Preservation of data lies at the heart of this stage. You must adhere to established industry data retention policies and compliance regulations. This entails identifying what data needs to be retained, for how long, and in what format. Archiving historical data in a structured and accessible manner is essential for compliance and future auditing.
You should also consider the impact on users and stakeholders. Communicate the data warehouse retirement plan transparently and provide ample notice to those who rely on it for their operations. This way, you can ensure a smooth transition.

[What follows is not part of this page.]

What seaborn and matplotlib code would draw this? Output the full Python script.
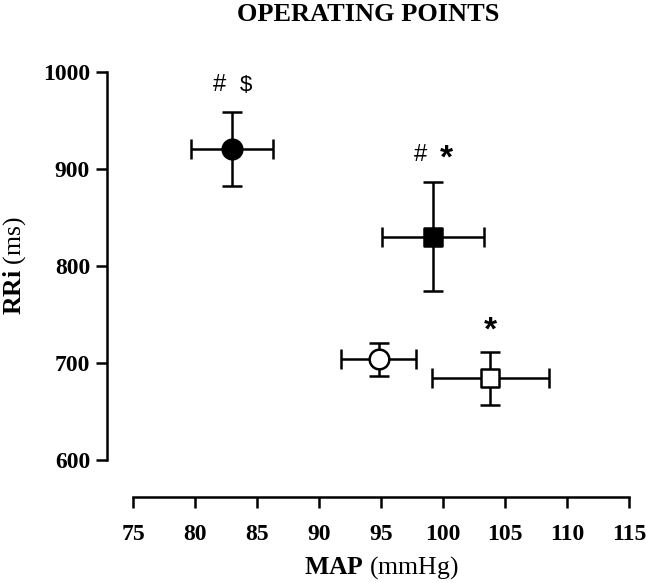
import matplotlib
matplotlib.use("Agg")
import matplotlib.pyplot as plt
import seaborn as sns
import pandas as pd

# Data
groups = ["A", "B", "C", "D"]
map_mean = [83.0, 99.2, 94.8, 103.8]
map_sem = [3.3, 4.1, 3.0, 4.7]
rri_mean = [920, 830, 704, 684]
rri_sem = [38, 56, 17, 27]
markers = {"A": "o", "B": "s", "C": "o", "D": "s"}
faces = ["black", "black", "white", "white"]
notes = [["#", "\\$"], ["#", "*"], [], ["*"]]

df = pd.DataFrame({"group": groups, "MAP": map_mean, "RRi": rri_mean})

sns.set_style("ticks", {"axes.edgecolor": "black", "text.color": "black",
                        "axes.labelcolor": "black", "xtick.color": "black",
                        "ytick.color": "black"})
plt.rcParams["font.family"] = ["Liberation Serif", "DejaVu Serif"]
plt.rcParams["mathtext.fontset"] = "custom"
plt.rcParams["mathtext.rm"] = "Liberation Serif"
plt.rcParams["mathtext.bf"] = "Liberation Serif:bold"

fig = plt.figure(figsize=(6.46, 5.83), dpi=100)
ax = fig.add_axes([0.206, 0.211, 0.768, 0.666])

# error bars first, markers on top
ax.errorbar(map_mean, rri_mean, xerr=map_sem, yerr=rri_sem, fmt="none",
            ecolor="black", elinewidth=1.8, capsize=7, capthick=1.8, zorder=1)
for i, g in enumerate(groups):
    sns.scatterplot(data=df[df["group"] == g], x="MAP", y="RRi", marker=markers[g],
                    s=200 if markers[g] == "o" else 180, color=faces[i],
                    edgecolor="black", linewidth=1.8, ax=ax, zorder=3, legend=False)

# significance symbols
for i, syms in enumerate(notes):
    ytxt = rri_mean[i] + rri_sem[i] + 28
    if len(syms) == 2:
        ax.text(map_mean[i] - 1.0, ytxt, syms[0], ha="center", va="center",
                fontsize=17, family="Liberation Sans")
        big = syms[1] == "*"
        ax.text(map_mean[i] + 1.1, ytxt + (-4 if big else 0), syms[1], ha="center",
                va="center", fontsize=24 if big else 16, fontweight="bold" if big else "normal",
                family="Liberation Sans")
    elif len(syms) == 1:
        ax.text(map_mean[i], ytxt - 6, syms[0], ha="center", va="center",
                fontsize=24, fontweight="bold", family="Liberation Sans")

ax.set_xlim(75, 115)
ax.set_ylim(600, 1000)
ax.set_xticks(range(75, 116, 5))
ax.set_yticks(range(600, 1001, 100))
sns.despine(ax=ax)
ax.spines["left"].set_position(("outward", 19))
ax.spines["bottom"].set_position(("outward", 27))
for s in ["left", "bottom"]:
    ax.spines[s].set_linewidth(1.8)
ax.tick_params(width=1.8, length=8, labelsize=17, pad=4)
ax.tick_params(axis="x", pad=11)
for lab in ax.get_xticklabels() + ax.get_yticklabels():
    lab.set_fontweight("bold")

ax.set_xlabel(r"$\mathbf{MAP}$ (mmHg)", fontsize=18.5, labelpad=7)
ax.set_ylabel(r"$\mathbf{RRi}$ (ms)", fontsize=18.5, labelpad=11)
fig.text(0.57, 0.975, "OPERATING POINTS", ha="center", va="center",
         fontsize=19, fontweight="bold")

fig.savefig("out.png", dpi=100)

Invest time in documenting the retirement process thoroughly. Create a comprehensive record of your data warehouse’s retirement plan, including details on data preservation, security measures, and compliance adherence. This documentation will serve as a valuable resource for future reference and audits.
Summing Up
To conclude, the data warehouse development lifecycle is a structured journey that empowers you to harness the full potential of your organization’s data assets. From inception to retirement, each stage plays a vital role in making your data warehouse a valuable tool for informed decision-making. Following this structured approach will provide you with a data warehouse that meets the needs of your organization and is capable of delivering the insights your organization needs to stay competitive in today’s fast-paced business environment.